RECORDED INFORMATION:
^^^^^^^^^^^^^^^^
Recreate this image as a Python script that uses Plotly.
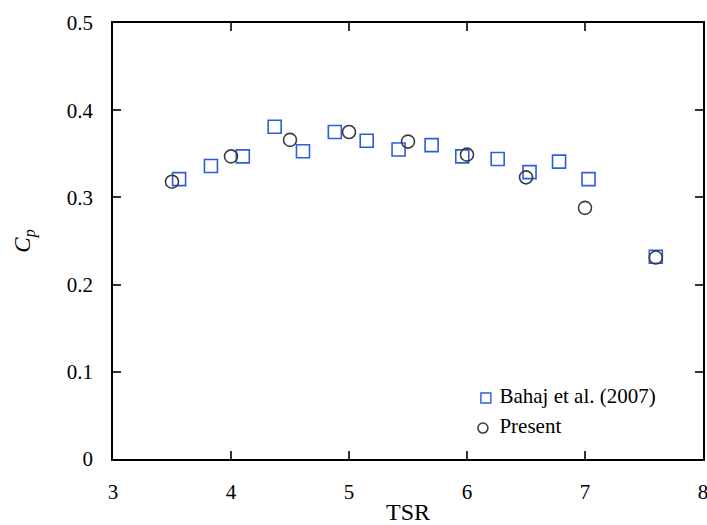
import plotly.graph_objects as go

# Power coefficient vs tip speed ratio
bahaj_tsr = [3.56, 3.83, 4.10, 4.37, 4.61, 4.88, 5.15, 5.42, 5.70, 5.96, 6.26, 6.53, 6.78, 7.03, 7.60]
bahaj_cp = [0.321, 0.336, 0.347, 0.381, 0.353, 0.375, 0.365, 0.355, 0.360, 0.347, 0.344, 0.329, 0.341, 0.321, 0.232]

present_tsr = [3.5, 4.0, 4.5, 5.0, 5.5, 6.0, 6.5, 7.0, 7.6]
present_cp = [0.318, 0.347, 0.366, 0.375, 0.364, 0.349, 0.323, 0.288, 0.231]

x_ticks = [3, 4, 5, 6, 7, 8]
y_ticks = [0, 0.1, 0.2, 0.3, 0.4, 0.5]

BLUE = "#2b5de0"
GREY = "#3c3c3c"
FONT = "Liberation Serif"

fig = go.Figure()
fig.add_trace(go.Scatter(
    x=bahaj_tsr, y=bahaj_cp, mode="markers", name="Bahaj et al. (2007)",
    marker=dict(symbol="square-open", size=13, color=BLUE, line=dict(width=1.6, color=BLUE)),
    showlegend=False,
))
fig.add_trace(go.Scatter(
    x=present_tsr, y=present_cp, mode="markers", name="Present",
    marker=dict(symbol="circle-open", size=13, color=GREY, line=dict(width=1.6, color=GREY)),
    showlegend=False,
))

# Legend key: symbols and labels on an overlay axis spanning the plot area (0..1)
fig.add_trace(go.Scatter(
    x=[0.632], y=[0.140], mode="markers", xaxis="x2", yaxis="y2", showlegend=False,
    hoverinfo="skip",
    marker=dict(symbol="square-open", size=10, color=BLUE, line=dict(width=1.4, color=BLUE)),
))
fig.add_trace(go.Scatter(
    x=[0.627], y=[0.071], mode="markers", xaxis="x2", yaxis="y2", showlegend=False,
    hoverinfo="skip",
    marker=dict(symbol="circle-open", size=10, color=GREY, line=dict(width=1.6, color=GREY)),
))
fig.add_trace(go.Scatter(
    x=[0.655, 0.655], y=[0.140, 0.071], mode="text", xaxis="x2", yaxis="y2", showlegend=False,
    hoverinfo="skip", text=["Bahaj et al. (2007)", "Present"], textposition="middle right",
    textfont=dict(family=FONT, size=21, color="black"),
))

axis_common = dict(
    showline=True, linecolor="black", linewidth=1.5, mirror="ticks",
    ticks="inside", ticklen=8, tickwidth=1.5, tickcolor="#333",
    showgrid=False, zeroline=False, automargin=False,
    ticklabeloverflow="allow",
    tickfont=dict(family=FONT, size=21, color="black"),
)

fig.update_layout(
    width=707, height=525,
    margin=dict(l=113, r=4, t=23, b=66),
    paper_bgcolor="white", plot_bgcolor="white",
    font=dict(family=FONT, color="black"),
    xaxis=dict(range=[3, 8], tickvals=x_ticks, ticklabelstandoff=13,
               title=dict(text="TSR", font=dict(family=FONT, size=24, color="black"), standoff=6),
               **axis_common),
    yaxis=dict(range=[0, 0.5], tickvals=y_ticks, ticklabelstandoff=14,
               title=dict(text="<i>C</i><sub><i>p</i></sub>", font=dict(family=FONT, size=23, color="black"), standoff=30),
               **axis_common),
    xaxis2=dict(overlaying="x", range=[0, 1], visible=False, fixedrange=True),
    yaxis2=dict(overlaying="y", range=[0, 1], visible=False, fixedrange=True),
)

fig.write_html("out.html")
^^^^^^^^^^^^^^^^
EXERCISE DETAILS: From start to finish, output the listing exactly, but omit its pictures.

FULL RESPONSE:
Recreate this image as a Python script that uses Plotly.
import plotly.graph_objects as go

# Power coefficient vs tip speed ratio
bahaj_tsr = [3.56, 3.83, 4.10, 4.37, 4.61, 4.88, 5.15, 5.42, 5.70, 5.96, 6.26, 6.53, 6.78, 7.03, 7.60]
bahaj_cp = [0.321, 0.336, 0.347, 0.381, 0.353, 0.375, 0.365, 0.355, 0.360, 0.347, 0.344, 0.329, 0.341, 0.321, 0.232]

present_tsr = [3.5, 4.0, 4.5, 5.0, 5.5, 6.0, 6.5, 7.0, 7.6]
present_cp = [0.318, 0.347, 0.366, 0.375, 0.364, 0.349, 0.323, 0.288, 0.231]

x_ticks = [3, 4, 5, 6, 7, 8]
y_ticks = [0, 0.1, 0.2, 0.3, 0.4, 0.5]

BLUE = "#2b5de0"
GREY = "#3c3c3c"
FONT = "Liberation Serif"

fig = go.Figure()
fig.add_trace(go.Scatter(
    x=bahaj_tsr, y=bahaj_cp, mode="markers", name="Bahaj et al. (2007)",
    marker=dict(symbol="square-open", size=13, color=BLUE, line=dict(width=1.6, color=BLUE)),
    showlegend=False,
))
fig.add_trace(go.Scatter(
    x=present_tsr, y=present_cp, mode="markers", name="Present",
    marker=dict(symbol="circle-open", size=13, color=GREY, line=dict(width=1.6, color=GREY)),
    showlegend=False,
))

# Legend key: symbols and labels on an overlay axis spanning the plot area (0..1)
fig.add_trace(go.Scatter(
    x=[0.632], y=[0.140], mode="markers", xaxis="x2", yaxis="y2", showlegend=False,
    hoverinfo="skip",
    marker=dict(symbol="square-open", size=10, color=BLUE, line=dict(width=1.4, color=BLUE)),
))
fig.add_trace(go.Scatter(
    x=[0.627], y=[0.071], mode="markers", xaxis="x2", yaxis="y2", showlegend=False,
    hoverinfo="skip",
    marker=dict(symbol="circle-open", size=10, color=GREY, line=dict(width=1.6, color=GREY)),
))
fig.add_trace(go.Scatter(
    x=[0.655, 0.655], y=[0.140, 0.071], mode="text", xaxis="x2", yaxis="y2", showlegend=False,
    hoverinfo="skip", text=["Bahaj et al. (2007)", "Present"], textposition="middle right",
    textfont=dict(family=FONT, size=21, color="black"),
))

axis_common = dict(
    showline=True, linecolor="black", linewidth=1.5, mirror="ticks",
    ticks="inside", ticklen=8, tickwidth=1.5, tickcolor="#333",
    showgrid=False, zeroline=False, automargin=False,
    ticklabeloverflow="allow",
    tickfont=dict(family=FONT, size=21, color="black"),
)

fig.update_layout(
    width=707, height=525,
    margin=dict(l=113, r=4, t=23, b=66),
    paper_bgcolor="white", plot_bgcolor="white",
    font=dict(family=FONT, color="black"),
    xaxis=dict(range=[3, 8], tickvals=x_ticks, ticklabelstandoff=13,
               title=dict(text="TSR", font=dict(family=FONT, size=24, color="black"), standoff=6),
               **axis_common),
    yaxis=dict(range=[0, 0.5], tickvals=y_ticks, ticklabelstandoff=14,
               title=dict(text="<i>C</i><sub><i>p</i></sub>", font=dict(family=FONT, size=23, color="black"), standoff=30),
               **axis_common),
    xaxis2=dict(overlaying="x", range=[0, 1], visible=False, fixedrange=True),
    yaxis2=dict(overlaying="y", range=[0, 1], visible=False, fixedrange=True),
)

fig.write_html("out.html")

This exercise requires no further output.